Steep Ice Technique (I4) Course
Student to Guide Ratio — 6:1
Sat, Jan 05/19 - Sun, Jan 06/19 (2 days)
375 / Person
Steep waterfall ice is visually intimidating to even the trained eye. Because of the aeration caused by the mechanics of how steep ice forms, this medium has particularly unique and changeable formations.
Steep Ice Technique teaches advanced ice climbing movement and how to find the best protection. It is designed for those who are confident climbing WI4 and want to develop that same confidence on steeper waterfalls.
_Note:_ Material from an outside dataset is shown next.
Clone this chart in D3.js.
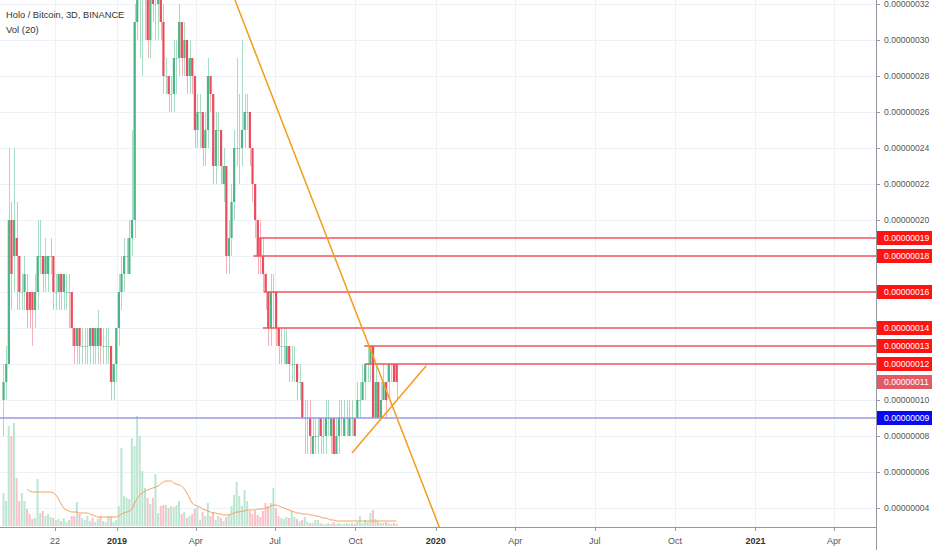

You will learn the techniques required to safely and efficiently climb vertical to overhanging ice features.
Develop advanced body movement to efficiently climb steep ice and where to find consolidated ice for ice screws.
- Confident identifying environmental hazards when climbing steep waterfall ice.
- Confident with the NoFall Program for Ice Climbing(TM) when applied to steep waterfall ice.
- Confident tool swapping, tool testing, and resting while climbing.
- Comfortable with the techniques for climbing mushrooms, chandelier, and thin ice.
- Comfortable with traversing, stemming and Twistlock for Ice Cimbing(TM) technique.
- Understand how steep ice features are formed and where to find the best ice protection.
- Understand route selection and lead climbing strategy on steep ice.
- Perform a mock lead and test ice screws in steep ice formations.
- Confident top roping WI4.
- Confident walking in crampons on low angle terrain.
- Confident climbing using A-frame technique.
- Confident building simple anchors using ice screws.
- Confident building v-thread anchors.
- Confident coiling a rope.
- Confident choosing the right clothing system for ice climbing.
- Confident tying the following knots: Figure 8, Rewoven Figure 8, Figure 8 on a Bight, Overhand.
- Confident tying the following hitches: Clove, Prusik.
*Prerequisites are recommended for an optimum learning opportunity.